> **Given request**:
Line by line, repeat the data below exactly, beginning at the first line and ending at the line with "from bokeh.resources import INLINE". Omit pictures.

> **Data shown**:
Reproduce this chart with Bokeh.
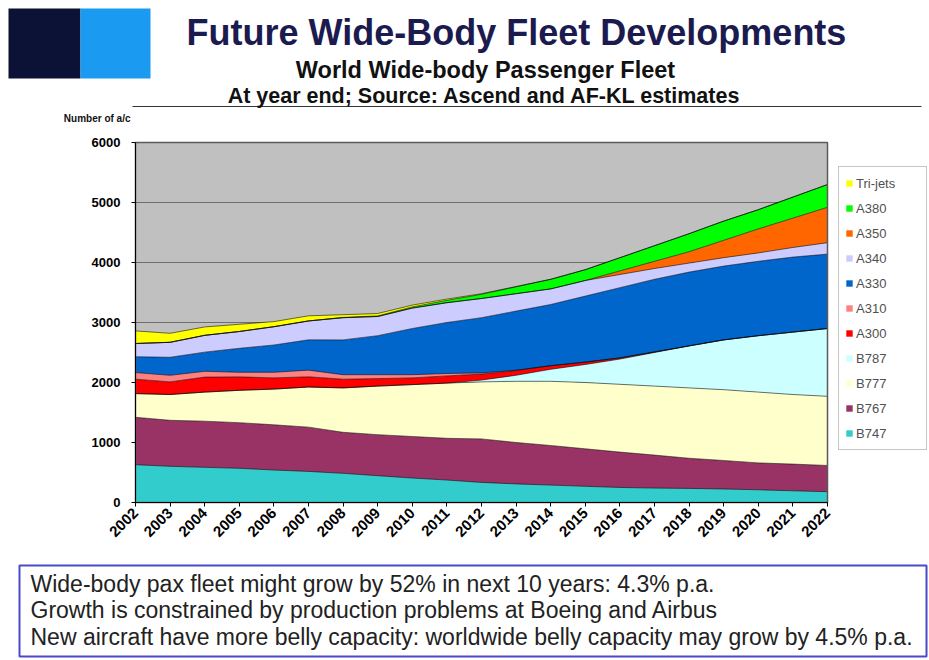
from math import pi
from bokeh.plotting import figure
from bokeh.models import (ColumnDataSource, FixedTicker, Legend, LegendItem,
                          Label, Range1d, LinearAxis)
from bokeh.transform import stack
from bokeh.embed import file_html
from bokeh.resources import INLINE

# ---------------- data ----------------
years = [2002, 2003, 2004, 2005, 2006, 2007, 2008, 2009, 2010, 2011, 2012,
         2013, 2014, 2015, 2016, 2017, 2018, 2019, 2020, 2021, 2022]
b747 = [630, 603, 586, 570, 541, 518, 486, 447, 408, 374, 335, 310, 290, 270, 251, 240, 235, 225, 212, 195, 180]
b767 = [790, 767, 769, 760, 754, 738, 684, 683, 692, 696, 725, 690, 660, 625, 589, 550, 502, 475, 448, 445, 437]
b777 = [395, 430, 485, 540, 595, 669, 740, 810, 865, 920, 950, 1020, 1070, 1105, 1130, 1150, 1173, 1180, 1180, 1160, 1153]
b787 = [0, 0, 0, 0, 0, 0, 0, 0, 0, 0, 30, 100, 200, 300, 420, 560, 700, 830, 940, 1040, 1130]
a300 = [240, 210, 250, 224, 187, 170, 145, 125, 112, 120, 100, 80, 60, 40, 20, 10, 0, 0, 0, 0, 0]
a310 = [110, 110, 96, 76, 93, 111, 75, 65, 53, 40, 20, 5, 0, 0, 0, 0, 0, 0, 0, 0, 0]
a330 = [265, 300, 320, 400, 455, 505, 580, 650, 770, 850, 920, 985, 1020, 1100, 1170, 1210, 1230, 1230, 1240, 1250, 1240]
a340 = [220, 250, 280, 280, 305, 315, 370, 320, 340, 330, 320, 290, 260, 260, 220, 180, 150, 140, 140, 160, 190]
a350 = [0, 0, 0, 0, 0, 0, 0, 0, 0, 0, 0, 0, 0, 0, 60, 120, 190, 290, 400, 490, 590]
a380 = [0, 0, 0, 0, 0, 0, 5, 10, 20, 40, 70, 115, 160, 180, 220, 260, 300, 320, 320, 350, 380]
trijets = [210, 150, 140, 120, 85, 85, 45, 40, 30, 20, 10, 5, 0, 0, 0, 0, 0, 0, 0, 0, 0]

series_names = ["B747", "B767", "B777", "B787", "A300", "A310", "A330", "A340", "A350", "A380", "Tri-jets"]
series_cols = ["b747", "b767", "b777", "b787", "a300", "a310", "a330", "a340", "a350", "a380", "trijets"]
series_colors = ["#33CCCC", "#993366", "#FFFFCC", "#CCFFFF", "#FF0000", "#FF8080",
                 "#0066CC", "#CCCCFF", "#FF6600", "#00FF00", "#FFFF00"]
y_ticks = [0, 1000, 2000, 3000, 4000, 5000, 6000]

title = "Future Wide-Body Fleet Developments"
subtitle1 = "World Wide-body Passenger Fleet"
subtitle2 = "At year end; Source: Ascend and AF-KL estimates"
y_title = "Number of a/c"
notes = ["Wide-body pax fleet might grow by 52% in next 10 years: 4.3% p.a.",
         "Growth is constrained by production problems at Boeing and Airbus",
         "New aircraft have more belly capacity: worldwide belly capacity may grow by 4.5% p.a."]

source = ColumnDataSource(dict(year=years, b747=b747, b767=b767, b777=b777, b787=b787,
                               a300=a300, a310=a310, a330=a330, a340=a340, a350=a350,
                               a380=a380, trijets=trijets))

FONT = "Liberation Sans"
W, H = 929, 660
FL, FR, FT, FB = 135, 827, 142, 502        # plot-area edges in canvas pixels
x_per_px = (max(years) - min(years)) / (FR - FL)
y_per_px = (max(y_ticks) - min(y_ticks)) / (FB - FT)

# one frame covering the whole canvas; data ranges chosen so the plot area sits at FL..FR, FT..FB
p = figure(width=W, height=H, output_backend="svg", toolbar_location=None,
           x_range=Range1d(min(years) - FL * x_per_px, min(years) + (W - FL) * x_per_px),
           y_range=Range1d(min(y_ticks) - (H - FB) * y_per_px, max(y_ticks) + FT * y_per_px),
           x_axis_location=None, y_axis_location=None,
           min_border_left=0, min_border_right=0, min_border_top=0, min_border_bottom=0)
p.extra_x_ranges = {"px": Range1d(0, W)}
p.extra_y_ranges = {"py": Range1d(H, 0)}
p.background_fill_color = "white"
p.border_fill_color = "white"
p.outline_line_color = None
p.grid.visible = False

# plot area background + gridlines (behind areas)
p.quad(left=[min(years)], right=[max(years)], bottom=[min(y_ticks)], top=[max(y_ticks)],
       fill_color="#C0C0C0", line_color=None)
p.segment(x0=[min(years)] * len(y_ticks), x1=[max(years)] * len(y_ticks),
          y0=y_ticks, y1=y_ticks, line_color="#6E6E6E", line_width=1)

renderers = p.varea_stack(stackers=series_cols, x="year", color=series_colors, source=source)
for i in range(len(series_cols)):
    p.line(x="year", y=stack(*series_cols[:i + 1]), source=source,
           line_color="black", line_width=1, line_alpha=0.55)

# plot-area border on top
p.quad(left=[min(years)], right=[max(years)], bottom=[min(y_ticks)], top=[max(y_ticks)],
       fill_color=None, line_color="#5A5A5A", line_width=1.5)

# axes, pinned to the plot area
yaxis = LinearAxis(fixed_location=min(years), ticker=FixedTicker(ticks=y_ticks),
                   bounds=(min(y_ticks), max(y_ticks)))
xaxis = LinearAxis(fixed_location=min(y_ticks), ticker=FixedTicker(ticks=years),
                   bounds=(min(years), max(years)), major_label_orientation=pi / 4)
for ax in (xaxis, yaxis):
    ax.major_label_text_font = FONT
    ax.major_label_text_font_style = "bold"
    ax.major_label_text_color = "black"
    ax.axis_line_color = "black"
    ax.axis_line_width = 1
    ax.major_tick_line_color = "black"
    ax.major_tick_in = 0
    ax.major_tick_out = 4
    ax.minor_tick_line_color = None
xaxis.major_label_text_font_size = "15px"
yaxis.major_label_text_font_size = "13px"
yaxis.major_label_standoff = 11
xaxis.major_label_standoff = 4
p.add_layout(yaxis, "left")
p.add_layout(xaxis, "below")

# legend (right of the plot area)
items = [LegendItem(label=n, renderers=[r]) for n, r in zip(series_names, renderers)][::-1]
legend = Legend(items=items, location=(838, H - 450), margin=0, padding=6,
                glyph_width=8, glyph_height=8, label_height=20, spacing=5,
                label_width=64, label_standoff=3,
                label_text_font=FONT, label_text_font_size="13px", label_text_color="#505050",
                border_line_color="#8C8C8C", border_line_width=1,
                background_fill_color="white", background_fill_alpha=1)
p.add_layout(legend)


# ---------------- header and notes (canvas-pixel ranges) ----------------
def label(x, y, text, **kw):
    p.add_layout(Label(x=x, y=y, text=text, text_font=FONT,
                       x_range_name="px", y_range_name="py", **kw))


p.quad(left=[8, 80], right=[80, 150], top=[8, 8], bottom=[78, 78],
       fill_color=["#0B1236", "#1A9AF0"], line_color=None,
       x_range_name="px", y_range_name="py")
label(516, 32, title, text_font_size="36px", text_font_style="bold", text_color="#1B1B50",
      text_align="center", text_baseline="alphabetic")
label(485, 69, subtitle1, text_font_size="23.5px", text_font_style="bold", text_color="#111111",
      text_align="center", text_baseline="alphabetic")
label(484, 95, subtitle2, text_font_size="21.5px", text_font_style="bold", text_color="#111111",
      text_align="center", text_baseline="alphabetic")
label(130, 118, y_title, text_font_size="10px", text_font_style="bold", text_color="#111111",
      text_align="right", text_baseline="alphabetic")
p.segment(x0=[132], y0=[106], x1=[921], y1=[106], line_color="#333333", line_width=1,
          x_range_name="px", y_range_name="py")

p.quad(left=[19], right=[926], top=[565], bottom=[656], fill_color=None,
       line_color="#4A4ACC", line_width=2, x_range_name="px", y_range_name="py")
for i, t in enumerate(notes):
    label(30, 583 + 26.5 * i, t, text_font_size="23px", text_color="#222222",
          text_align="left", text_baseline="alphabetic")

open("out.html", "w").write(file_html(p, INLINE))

> **Solution for this problem**:
Reproduce this chart with Bokeh.
from math import pi
from bokeh.plotting import figure
from bokeh.models import (ColumnDataSource, FixedTicker, Legend, LegendItem,
                          Label, Range1d, LinearAxis)
from bokeh.transform import stack
from bokeh.embed import file_html
from bokeh.resources import INLINE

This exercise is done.